A kitchen splashback on a sound wall typically costs £300 to £600. A standard bathroom retile onto a sound substrate typically costs £1,800 to £3,500, and a full bathroom retile including floor levelling, re-boarding and shower tanking typically costs £3,500 to £6,000 or more. Standard wall and floor tiling by area typically runs £40 to £75 per square metre, rising to £70 to £120 per square metre for large-format porcelain or natural stone.
Is porcelain or ceramic tile cheaper?
Ceramic is generally the cheaper of the two, typically £40 to £55 per square metre against £50 to £90 for standard porcelain, though large-format porcelain runs higher again, £70 to £120 per square metre, because of the extra labour needed to handle, level and cut it accurately.
Why does substrate condition matter more than the tile I choose?
Labour to prepare an uneven floor, re-board a wall or strip old tiling stays roughly the same regardless of which mid-range tile is laid on top of it, so a poor substrate adds cost that a tile upgrade alone doesn't. Most quotes that change once work starts do so because of what's found underneath the old tiling, not because of the new tile specification.
How much of a tiling quote is labour versus materials?
On a typical job, labour makes up roughly two-thirds of the total, with tile, adhesive, grout, trims and any waterproofing membrane making up the rest. This shifts toward materials on jobs using premium natural stone or large-format tiles, and toward labour on jobs needing extensive substrate preparation.
Do you tank wet areas before tiling a shower or wetroom?
Yes. Shower areas and wetrooms need proper waterproofing behind the tile, not just grout and silicone, and this is built into the preparation stage before any tiles go up. This is particularly important on older solid-wall properties where a failed membrane behind previous tiling is a common finding once a wall is opened up.
Can I tile over existing tiles instead of stripping them back?
Sometimes, where the existing tiles are sound, flat and firmly bonded. We're generally cautious about it in wet areas where the tanking underneath may already be compromised, and tiling over tiles adds thickness, which can affect door clearances and floor levels where a new floor meets an existing one elsewhere in the property. In most bathroom retiles we'd recommend stripping back to the substrate to check for damp, movement or old adhesive that needs removing properly.
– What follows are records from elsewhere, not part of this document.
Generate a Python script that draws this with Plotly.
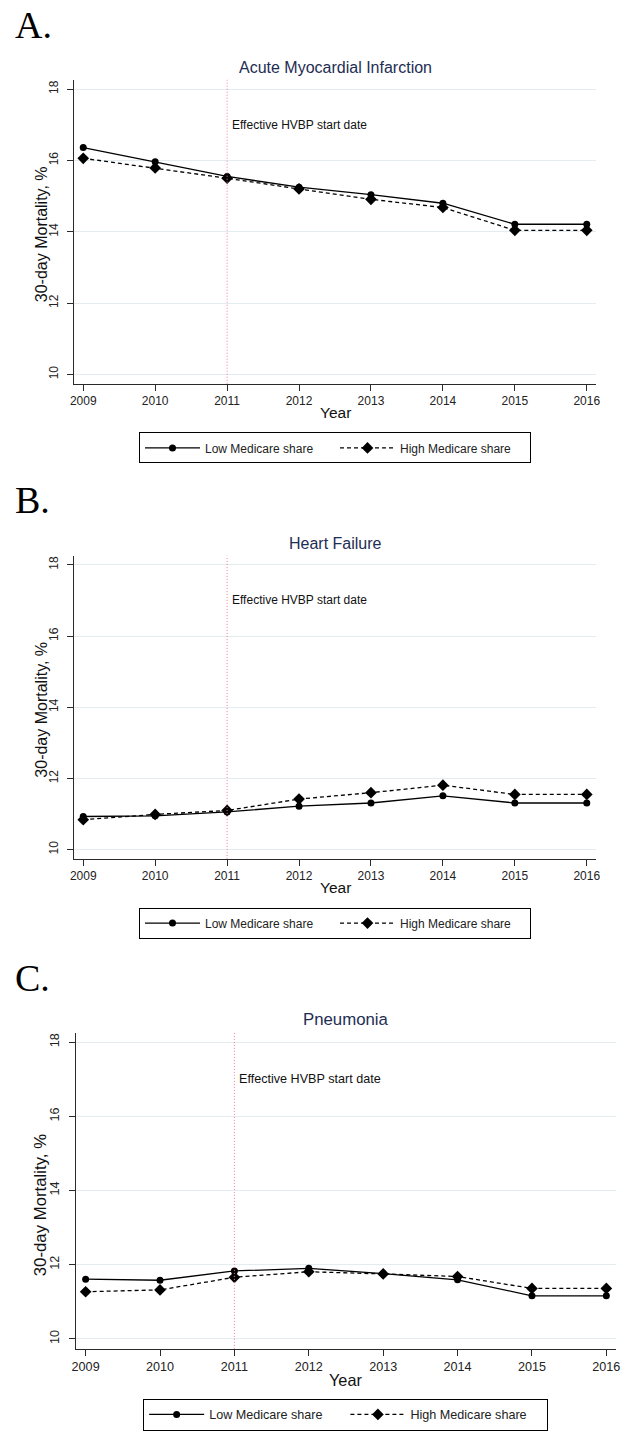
import plotly.graph_objects as go

# ---------------- data ----------------
years = [2009, 2010, 2011, 2012, 2013, 2014, 2015, 2016]
y_ticks = [10, 12, 14, 16, 18]
policy_year = 2011
policy_label = "Effective HVBP start date"
policy_label_y = 17

ami_low = [16.36, 15.96, 15.55, 15.25, 15.04, 14.80, 14.21, 14.21]
ami_high = [16.06, 15.79, 15.50, 15.20, 14.91, 14.68, 14.04, 14.04]
hf_low = [10.93, 10.95, 11.06, 11.22, 11.31, 11.51, 11.31, 11.31]
hf_high = [10.84, 10.99, 11.10, 11.42, 11.60, 11.81, 11.55, 11.55]
pn_low = [11.61, 11.58, 11.83, 11.90, 11.76, 11.59, 11.16, 11.16]
pn_high = [11.27, 11.32, 11.66, 11.81, 11.75, 11.68, 11.36, 11.36]

panel_letters = ["A.", "B.", "C."]
panel_titles = ["Acute Myocardial Infarction", "Heart Failure", "Pneumonia"]
series_names = ["Low Medicare share", "High Medicare share"]
low_series = [ami_low, hf_low, pn_low]
high_series = [ami_high, hf_high, pn_high]

# ---------------- layout geometry (pixels) ----------------
W, H = 630, 1431
SANS = "Liberation Sans, Arial, sans-serif"
SERIF = "Liberation Serif, Times New Roman, serif"
TITLE_COLOR = "#1e2d53"
AXIS_COLOR = "#2a2a2a"
GRID_COLOR = "#e3ecef"
VLINE_COLOR = "#f27a9b"

panels = [
    dict(x0=70.9, x1=600.7, top=80.0, bot=384.5, xr=[2008.87, 2016.13], yr=[9.74, 18.26],
         s=1.0, letter_y=25, title_y=68, ytitle_x=38, ytitle_dy=2, xtitle_y=413, legend_top=433.3),
    dict(x0=70.9, x1=600.7, top=556.7, bot=860.7, xr=[2008.87, 2016.13], yr=[9.74, 18.26],
         s=1.0, letter_y=501, title_y=544.3, ytitle_x=38, ytitle_dy=2, xtitle_y=889.5, legend_top=909.5),
    dict(x0=72.7, x1=620.5, top=1035.0, bot=1351.7, xr=[2008.866, 2016.125], yr=[9.73, 18.25],
         s=1.05, letter_y=980, title_y=1021.7, ytitle_x=37, ytitle_dy=14, xtitle_y=1383.3, legend_top=1401.7),
]


def px(v):
    return v / W


def py(v):
    return 1 - v / H


fig = go.Figure()
layout = dict(
    width=W, height=H,
    margin=dict(l=0, r=0, t=0, b=0),
    paper_bgcolor="white", plot_bgcolor="white",
    showlegend=True,
    font=dict(family=SANS, color="#222222"),
)
annotations = []
shapes = []

for i, p in enumerate(panels):
    n = i + 1
    xa = "x" if n == 1 else f"x{n}"
    ya = "y" if n == 1 else f"y{n}"
    lg = "legend" if n == 1 else f"legend{n}"
    s = p["s"]

    fig.add_trace(go.Scatter(
        x=years, y=low_series[i], name=series_names[0], xaxis=xa, yaxis=ya, legend=lg,
        mode="lines+markers",
        line=dict(color="black", width=1.3),
        marker=dict(symbol="circle", size=7, color="black"),
    ))
    fig.add_trace(go.Scatter(
        x=years, y=high_series[i], name=series_names[1], xaxis=xa, yaxis=ya, legend=lg,
        mode="lines+markers",
        line=dict(color="black", width=1.3, dash="4px,3px"),
        marker=dict(symbol="diamond", size=9, color="black"),
    ))

    xkey = "xaxis" if n == 1 else f"xaxis{n}"
    ykey = "yaxis" if n == 1 else f"yaxis{n}"
    layout[xkey] = dict(
        domain=[px(p["x0"]), px(p["x1"])], anchor=ya, range=p["xr"],
        tickmode="array", tickvals=years, ticktext=[str(y) for y in years],
        ticks="outside", ticklen=6, tickwidth=1, tickcolor=AXIS_COLOR,
        showline=True, linecolor=AXIS_COLOR, linewidth=1.3,
        showgrid=False, zeroline=False,
        tickfont=dict(size=12 * s, family=SANS, color="#222222"),
    )
    layout[ykey] = dict(
        domain=[py(p["bot"]), py(p["top"])], anchor=xa, range=p["yr"],
        tickmode="array", tickvals=y_ticks, ticktext=[str(v) for v in y_ticks],
        ticks="outside", ticklen=6, tickwidth=1, tickcolor=AXIS_COLOR,
        showline=True, linecolor=AXIS_COLOR, linewidth=1.3,
        showgrid=True, gridcolor=GRID_COLOR, gridwidth=1, zeroline=False,
        tickangle=-90, ticklabelstandoff=4,
        tickfont=dict(size=12 * s, family=SANS, color="#222222"),
    )
    layout[lg] = dict(
        orientation="h", x=px((p["x0"] + p["x1"]) / 2), xanchor="center",
        y=py(p["legend_top"]), yanchor="top",
        bordercolor="black", borderwidth=1, bgcolor="white",
        font=dict(size=12 * s, family=SANS, color="#222222"),
        itemwidth=55, entrywidth=125 * s, entrywidthmode="pixels",
        traceorder="normal",
    )

    # policy line + label
    shapes.append(dict(type="line", xref=xa, yref=f"{ya} domain", x0=policy_year, x1=policy_year,
                       y0=0, y1=1, line=dict(color=VLINE_COLOR, width=1, dash="1px,2px")))
    annotations.append(dict(x=policy_year, y=policy_label_y, xref=xa, yref=ya, text=policy_label,
                            showarrow=False, xanchor="left", yanchor="middle", xshift=3,
                            font=dict(size=12 * s, family=SANS, color="#111111")))
    # panel letter
    annotations.append(dict(x=px(9), y=py(p["letter_y"]), xref="paper", yref="paper",
                            text=panel_letters[i], showarrow=False, xanchor="left", yanchor="middle",
                            font=dict(size=38, family=SERIF, color="black")))
    # panel title
    annotations.append(dict(x=px((p["x0"] + p["x1"]) / 2), y=py(p["title_y"]), xref="paper", yref="paper",
                            text=panel_titles[i], showarrow=False, xanchor="center", yanchor="middle",
                            font=dict(size=16 * s, family=SANS, color=TITLE_COLOR)))
    # y axis title
    annotations.append(dict(x=px(p["ytitle_x"]), y=py((p["top"] + p["bot"]) / 2 + p["ytitle_dy"]),
                            xref="paper", yref="paper",
                            text="30-day Mortality, %", textangle=-90, showarrow=False,
                            xanchor="center", yanchor="middle",
                            font=dict(size=16 * s, family=SANS, color="#111111")))
    # x axis title
    annotations.append(dict(x=px((p["x0"] + p["x1"]) / 2), y=py(p["xtitle_y"]), xref="paper", yref="paper",
                            text="Year", showarrow=False, xanchor="center", yanchor="middle",
                            font=dict(size=15.5 * s, family=SANS, color="#111111")))

layout["annotations"] = annotations
layout["shapes"] = shapes
fig.update_layout(**layout)
fig.write_html("out.html",
               config={"displayModeBar": False},
               post_script="document.body.style.margin='0';document.body.style.overflow='hidden';")
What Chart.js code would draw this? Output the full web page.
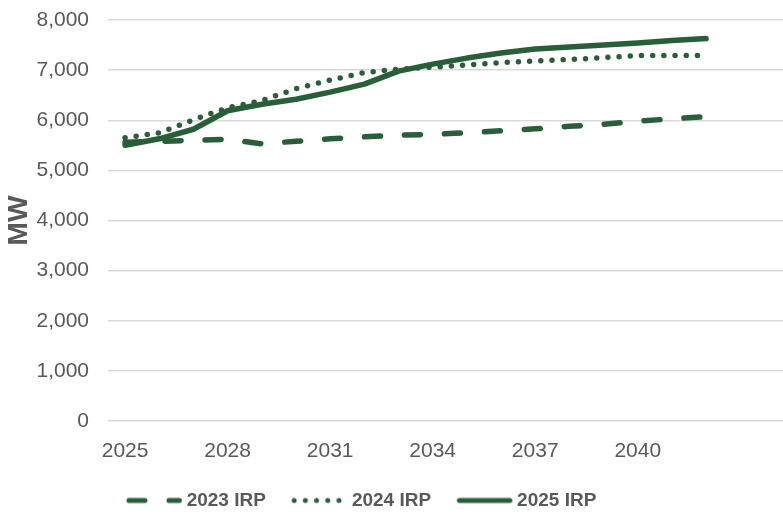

How long does a bathroom retile take?
A full bathroom retile typically runs three to five working days from strip-out to finished grout, once you account for checking the floor and walls, fitting backer board or a waterproofing membrane, and allowing levelling compound or tanking to cure before tiling starts. This can run longer where the floor needs significant levelling.
Does underfloor heating add much to a tiling quote?
It adds a stage to the floor build-up, since underfloor heating needs to go in after levelling but before tiling, and a flexible adhesive is used over the top to allow for the slight movement caused by heating and cooling cycles. It's worth raising early in planning since it also affects the finished floor height in the room.
Can Lian Construction give me a fixed quote for tiling?
Yes. We check the substrate and confirm tile choice before pricing, then give a fixed figure broken down by preparation, tiling and any add-ons such as tanking or underfloor heating, rather than a flat rate per square metre applied without seeing the job.